> _INSTRUCTIONS TO FOLLOW_
Don't include pictures. Quote the lines below from the first through the line that contains "import numpy as np".
»»
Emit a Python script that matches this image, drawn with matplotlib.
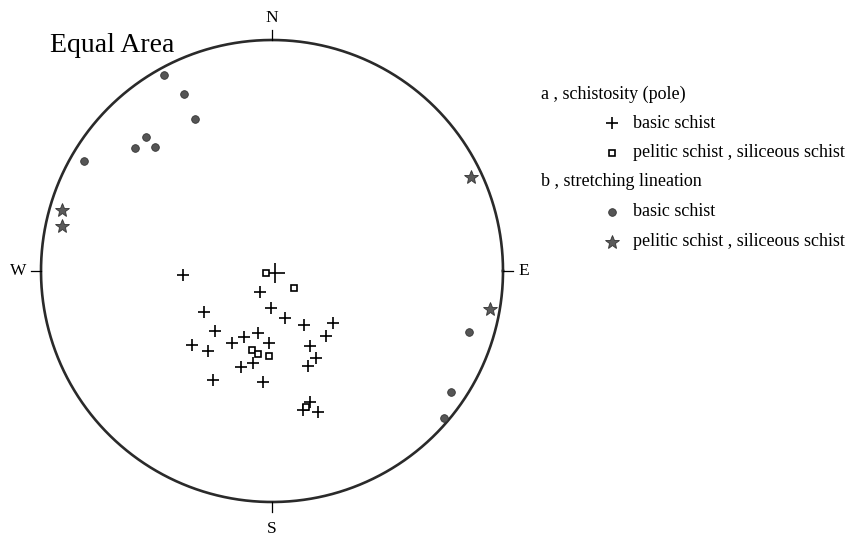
import matplotlib
matplotlib.use("Agg")
from matplotlib import pyplot as plt
from matplotlib.lines import Line2D
import numpy as np

pole_basic_x = [-0.385, -0.052, -0.294, -0.004, 0.056, 0.139, 0.264, 0.234,
                -0.247, -0.121, -0.061, -0.173, -0.013, -0.346, -0.277, 0.165,
                0.190, 0.156, -0.082, -0.134, -0.255, -0.039, 0.165, 0.134, 0.199]
pole_basic_y = [-0.017, -0.091, -0.177, -0.160, -0.203, -0.234, -0.225,
                -0.281, -0.260, -0.286, -0.268, -0.312, -0.312, -0.320, -0.346,
                -0.325, -0.377, -0.411, -0.398, -0.416, -0.472, -0.481, -0.567,
                -0.602, -0.610]
pole_mean_x = [0.013]
pole_mean_y = [-0.009]
pole_pelitic_x = [-0.026, 0.095, -0.087, -0.061, -0.013, 0.147]
pole_pelitic_y = [-0.009, -0.074, -0.342, -0.359, -0.368, -0.589]

lin_basic_x = [-0.468, -0.381, -0.333, -0.545, -0.593, -0.506, -0.814, 0.853, 0.775, 0.745]
lin_basic_y = [0.847, 0.766, 0.658, 0.580, 0.532, 0.537, 0.476, -0.264, -0.524, -0.636]
lin_pelitic_x = [0.861, 0.944, -0.909, -0.909]
lin_pelitic_y = [0.407, -0.165, 0.264, 0.195]

legend_labels = ["a , schistosity (pole)", "basic schist", "pelitic schist , siliceous schist",
                 "b , stretching lineation", "basic schist", "pelitic schist , siliceous schist"]

plt.rcParams["font.family"] = ["Liberation Serif", "DejaVu Serif"]

W, H = 859, 538
fig = plt.figure(figsize=(W / 100, H / 100), dpi=100)

cx, cy, r = 272, 271, 231
ax = fig.add_axes([(cx - r) / W, (H - cy - r) / H, 2 * r / W, 2 * r / H])
ax.set_xlim(-1, 1)
ax.set_ylim(-1, 1)
ax.set_aspect("equal")
ax.axis("off")

t = np.linspace(0, 2 * np.pi, 400)
ax.plot(np.cos(t), np.sin(t), color="#2a2a2a", lw=1.9, clip_on=False)

tick = 10 / r
ax.plot([0, 0], [1, 1 + tick], color="black", lw=0.9, clip_on=False)
ax.plot([0, 0], [-1, -1 - tick], color="black", lw=0.9, clip_on=False)
ax.plot([1, 1 + tick], [0, 0], color="black", lw=0.9, clip_on=False)
ax.plot([-1, -1 - tick], [0, 0], color="black", lw=0.9, clip_on=False)
ax.text(0, 1 + 22 / r, "N", ha="center", va="center", fontsize=12.5)
ax.text(0, -1 - 27 / r, "S", ha="center", va="center", fontsize=12.5)
ax.text(1 + 21 / r, 0, "E", ha="center", va="center", fontsize=12.5)
ax.text(-1 - 23 / r, 0, "W", ha="center", va="center", fontsize=12.5)

ax.plot(pole_basic_x, pole_basic_y, "+", color="black", ms=8.5, mew=1.2, clip_on=False)
ax.plot(pole_mean_x, pole_mean_y, "+", color="black", ms=15, mew=1.2, clip_on=False)
ax.plot(pole_pelitic_x, pole_pelitic_y, "s", mfc="white", mec="black", ms=4.5, mew=1.2,
        clip_on=False)
ax.plot(lin_basic_x, lin_basic_y, "o", mfc="#555555", mec="#333333", ms=5.5, mew=0.6,
        clip_on=False)
ax.plot(lin_pelitic_x, lin_pelitic_y, "*", mfc="#5a5a5a", mec="#333333", ms=10, mew=0.6,
        clip_on=False)

fig.text(50 / W, 1 - 45 / H, "Equal Area", fontsize=20, ha="left", va="center")

# legend drawn by hand
rows_y = [94, 123, 152.5, 182, 211.5, 241.5]
marker_styles = [None,
                 dict(marker="+", color="black", ms=8, mew=1.2),
                 dict(marker="s", mfc="white", mec="black", ms=4.5, mew=1.2),
                 None,
                 dict(marker="o", mfc="#555555", mec="#333333", ms=5.5, mew=0.6),
                 dict(marker="*", mfc="#5a5a5a", mec="#333333", ms=10, mew=0.6)]
for label, y, style in zip(legend_labels, rows_y, marker_styles):
    if style is None:
        fig.text(541 / W, 1 - y / H, label, fontsize=13, ha="left", va="center")
    else:
        fig.add_artist(Line2D([612 / W], [1 - y / H], linestyle="none",
                              transform=fig.transFigure, **style))
        fig.text(633 / W, 1 - y / H, label, fontsize=13, ha="left", va="center")

fig.savefig("out.png", dpi=100)
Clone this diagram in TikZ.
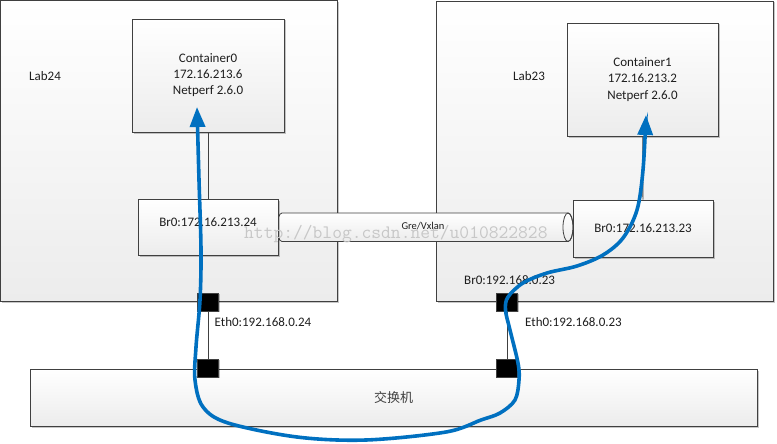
\documentclass[tikz,border=0pt]{standalone}
\usepackage{fontspec}
\setmainfont{Carlito}
\newfontfamily\cjk{Noto Sans CJK SC}
\usetikzlibrary{shadows,arrows.meta}
\definecolor{boxbot}{RGB}{236,236,236}
\definecolor{edge}{RGB}{64,64,64}
\definecolor{flow}{RGB}{0,112,192}
\definecolor{txtc}{RGB}{30,30,30}
\tikzset{
  box/.style={draw=edge, line width=0.8pt, top color=white, bottom color=boxbot,
    inner sep=0pt, text=txtc, align=center,
    drop shadow={shadow xshift=1.5pt, shadow yshift=-1.5pt, fill=black, opacity=0.22}},
  port/.style={draw=edge, fill=black, line width=0.6pt, minimum width=21pt, minimum height=18pt, inner sep=0pt,
    drop shadow={shadow xshift=1pt, shadow yshift=-1pt, fill=black, opacity=0.25}},
  txt/.style={text=txtc, inner sep=0pt, font=\fontsize{13}{16}\selectfont},
  conn/.style={draw=edge, line width=0.8pt},
  tubestyle/.style={draw=edge, line width=0.8pt, top color=white, bottom color=boxbot},
  flowline/.style={draw=flow, line width=3.6pt, line cap=round,
    {Triangle[width=15pt,length=20pt]}-{Triangle[width=15pt,length=20pt]}},
}
\begin{document}
\begin{tikzpicture}[x=1pt,y=-1pt]
\useasboundingbox (0,0) rectangle (777,444);
% hosts
\node[box, minimum width=337pt, minimum height=300.5pt] (lab24) at (169,150.75) {};
\node[box, minimum width=336.5pt, minimum height=300pt] (lab23) at (604.75,151) {};
\node[txt, anchor=west] (lab24t) at (29,76) {Lab24};
\node[txt, anchor=west] (lab23t) at (513,76) {Lab23};
% containers
\node[box, font=\fontsize{13}{16}\selectfont, minimum width=152pt, minimum height=113pt] (c0) at (208,75.5)
  {Container0\\172.16.213.6\\Netperf 2.6.0};
\node[box, font=\fontsize{13}{16.5}\selectfont, minimum width=151pt, minimum height=113pt] (c1) at (642.5,79.5)
  {Container1\\172.16.213.2\\Netperf 2.6.0};
% tunnel (Gre/Vxlan pipe)
\path[tubestyle] (282,213) -- (568,213) arc[start angle=90, end angle=-90, x radius=5pt, y radius=14.25pt]
  -- (282,241.5) arc[start angle=270, end angle=90, x radius=5pt, y radius=14.25pt] -- cycle;
\draw[conn] (568,227.25) ellipse [x radius=5pt, y radius=14.25pt];
\node[inner sep=0pt, text=txtc, font=\fontsize{10.5}{12}\selectfont] (tubet) at (423,226) {Gre/Vxlan};
% bridges
\node[box, minimum width=140pt, minimum height=56pt] (br0l) at (208,227) {};
\node[txt] (br0lt) at (208,222) {Br0:172.16.213.24};
\node[box, font=\fontsize{13}{16}\selectfont, minimum width=140pt, minimum height=57pt] (br0r) at (643,228.5)
  {Br0:172.16.213.23};
\draw[conn] (c0) -- (br0l);
\draw[conn] (c1) -- (br0r);
% switch
\node[box, minimum width=727pt, minimum height=57pt, font=\cjk\fontsize{13}{16}\selectfont, text=black!75] (sw) at (393.5,397.5) {交换机};
% ports
\node[port] (p1) at (208,302) {};
\node[port] (p2) at (208,368) {};
\node[port] (p3) at (507,302) {};
\node[port] (p4) at (507,368) {};
\draw[conn] (p1) -- (p2);
\draw[conn] (p3) -- (p4);
\node[txt, anchor=west] (eth24) at (214.5,322) {Eth0:192.168.0.24};
\node[txt, anchor=west] (eth23) at (525,322) {Eth0:192.168.0.23};
\node[txt, anchor=west] (br23) at (464,280) {Br0:192.168.0.23};
% watermark
\node[inner sep=0pt, anchor=base west, text=black!22, font=\ttfamily\fontsize{19}{20}\selectfont] (wm) at (244,238) {http://blog.csdn.net/u010822828};
% flow
\coordinate (tipL) at (197,107);
\coordinate (tipR) at (646,115);
\draw[flowline] plot[smooth, tension=0.55] coordinates {
 (tipL) (199,180) (201,250) (200,300) (196,347) (195,380) (203,407) (228,423) (297,437) (366,440)
 (446,432) (481,420) (500,413) (515,400) (519,380) (518,363) (510,330) (505.5,310) (508,297)
 (523,283) (547,273) (577,266) (603,255) (623,238) (637,210) (643,170) (tipR)};
\end{tikzpicture}
\end{document}
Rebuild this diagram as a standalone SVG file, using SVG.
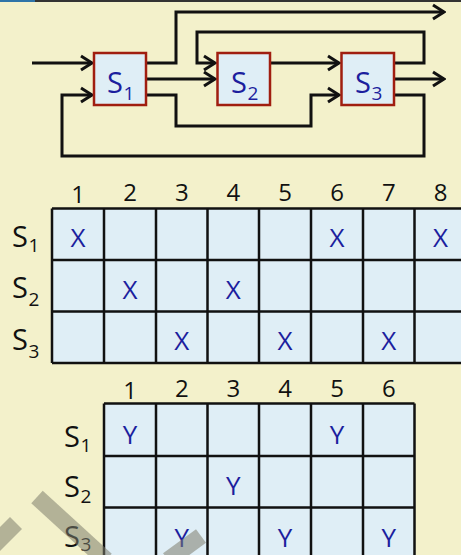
<svg xmlns="http://www.w3.org/2000/svg" width="461" height="555" viewBox="0 0 461 555">
<style>
.bg{fill:#F3F1CB}
.box{fill:#DFEEF6;stroke:#A01E10;stroke-width:2.5}
.bt{font-family:"Open Sans","Liberation Sans",sans-serif;fill:#1C1E9E}
.lbl{font-family:"Open Sans","Liberation Sans",sans-serif;fill:#111}
.big{font-size:29px}
.sub{font-size:19px}
.num{font-size:24px;text-anchor:middle}
.mk{font-size:26px;text-anchor:middle;font-family:"Open Sans","Liberation Sans",sans-serif;fill:#1C1E9E}
.cn{fill:none;stroke:#111;stroke-width:3;stroke-linejoin:miter}
.cell{fill:#DFEEF6}
.grid{fill:none;stroke:#111;stroke-width:2.5}
.wm{stroke:#7E7E6E;stroke-opacity:0.55;stroke-width:17;fill:none}
</style>
<defs>
<marker id="ah" viewBox="-14 -9 16 18" markerWidth="16" markerHeight="18" refX="0" refY="0" orient="auto" markerUnits="userSpaceOnUse">
<path d="M-11,-7 L0,0 L-11,7" fill="none" stroke="#111" stroke-width="3"/>
</marker>
</defs>
<rect class="bg" x="0" y="0" width="461" height="555"/>
<rect x="0" y="0" width="461" height="2" fill="#333333"/>
<rect x="0" y="0" width="35" height="2" fill="#2E74A8"/>

<g id="connectors">
<path class="cn" d="M32,63 H92" marker-end="url(#ah)"/>
<path class="cn" d="M394,95 H424 V156 H62 V95 H92" marker-end="url(#ah)"/>
<path class="cn" d="M146,63 H176 V12 H444" marker-end="url(#ah)"/>
<path class="cn" d="M146,79 H215" marker-end="url(#ah)"/>
<path class="cn" d="M146,95 H176 V126 H311 V95 H339" marker-end="url(#ah)"/>
<path class="cn" d="M270,63 H339" marker-end="url(#ah)"/>
<path class="cn" d="M394,63 H424 V32 H197 V63 H215" marker-end="url(#ah)"/>
<path class="cn" d="M394,79 H444" marker-end="url(#ah)"/>
</g>

<g id="S1">
<rect class="box" x="94" y="53" width="52" height="52"/>
<text class="bt big" x="107" y="93">S</text><text class="bt sub" x="123.5" y="100">1</text>
</g>
<g id="S2">
<rect class="box" x="217.5" y="53" width="52.5" height="52"/>
<text class="bt big" x="231" y="93">S</text><text class="bt sub" x="247.5" y="100">2</text>
</g>
<g id="S3">
<rect class="box" x="341.5" y="53" width="52.5" height="52"/>
<text class="bt big" x="355" y="93">S</text><text class="bt sub" x="371.5" y="100">3</text>
</g>

<g id="table1">
<rect class="cell" x="52" y="208.5" width="420" height="154.5"/>
<path class="grid" d="M52,208.5 H472 M52,260 H472 M52,311.5 H472 M52,363 H472 M52,208.5 V363 M104,208.5 V363 M156,208.5 V363 M207.5,208.5 V363 M259,208.5 V363 M311,208.5 V363 M363,208.5 V363 M414.5,208.5 V363"/>
<text class="lbl num" x="78" y="203">1</text>
<text class="lbl num" x="130" y="200.5">2</text>
<text class="lbl num" x="181.75" y="200.5">3</text>
<text class="lbl num" x="233.25" y="200.5">4</text>
<text class="lbl num" x="285" y="200.5">5</text>
<text class="lbl num" x="337" y="200.5">6</text>
<text class="lbl num" x="388.75" y="200.5">7</text>
<text class="lbl num" x="440.5" y="200.5">8</text>
<text class="lbl big" x="12" y="246.5">S</text><text class="lbl sub" x="28.5" y="252">1</text>
<text class="lbl big" x="12" y="298">S</text><text class="lbl sub" x="28.5" y="306">2</text>
<text class="lbl big" x="12" y="350">S</text><text class="lbl sub" x="28.5" y="358">3</text>
<text class="mk" x="78" y="247">X</text>
<text class="mk" x="337" y="247">X</text>
<text class="mk" x="440.5" y="247">X</text>
<text class="mk" x="130" y="298.5">X</text>
<text class="mk" x="233.25" y="298.5">X</text>
<text class="mk" x="181.75" y="350">X</text>
<text class="mk" x="285" y="350">X</text>
<text class="mk" x="388.75" y="350">X</text>
</g>

<g id="table2">
<rect class="cell" x="104" y="403.5" width="310.5" height="160"/>
<path class="grid" d="M104,403.5 H414.5 M104,456 H414.5 M104,507.5 H414.5 M104,403.5 V560 M156,403.5 V560 M207.5,403.5 V560 M259,403.5 V560 M311,403.5 V560 M363,403.5 V560 M414.5,403.5 V560"/>
<text class="lbl num" x="130" y="399">1</text>
<text class="lbl num" x="181.75" y="396.5">2</text>
<text class="lbl num" x="233.25" y="396.5">3</text>
<text class="lbl num" x="285" y="396.5">4</text>
<text class="lbl num" x="337" y="396.5">5</text>
<text class="lbl num" x="388.75" y="396.5">6</text>
<text class="lbl big" x="64" y="446.5">S</text><text class="lbl sub" x="80.5" y="452">1</text>
<text class="lbl big" x="64" y="496.5">S</text><text class="lbl sub" x="80.5" y="503">2</text>
<text class="lbl big" x="64" y="547">S</text><text class="lbl sub" x="80.5" y="551">3</text>
<text class="mk" x="130" y="443.5">Y</text>
<text class="mk" x="337" y="443.5">Y</text>
<text class="mk" x="233.25" y="495">Y</text>
<text class="mk" x="181.75" y="546.5">Y</text>
<text class="mk" x="285" y="546.5">Y</text>
<text class="mk" x="388.75" y="546.5">Y</text>
</g>

<g id="watermark">
<path class="wm" d="M37,497 L106,560"/>
<path class="wm" d="M16,523 L-8,547"/>
<path class="wm" d="M201,536 L168,560"/>
</g>
</svg>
««
> _CORRECT RESULT_
Emit a Python script that matches this image, drawn with matplotlib.
import matplotlib
matplotlib.use("Agg")
from matplotlib import pyplot as plt
from matplotlib.lines import Line2D
import numpy as np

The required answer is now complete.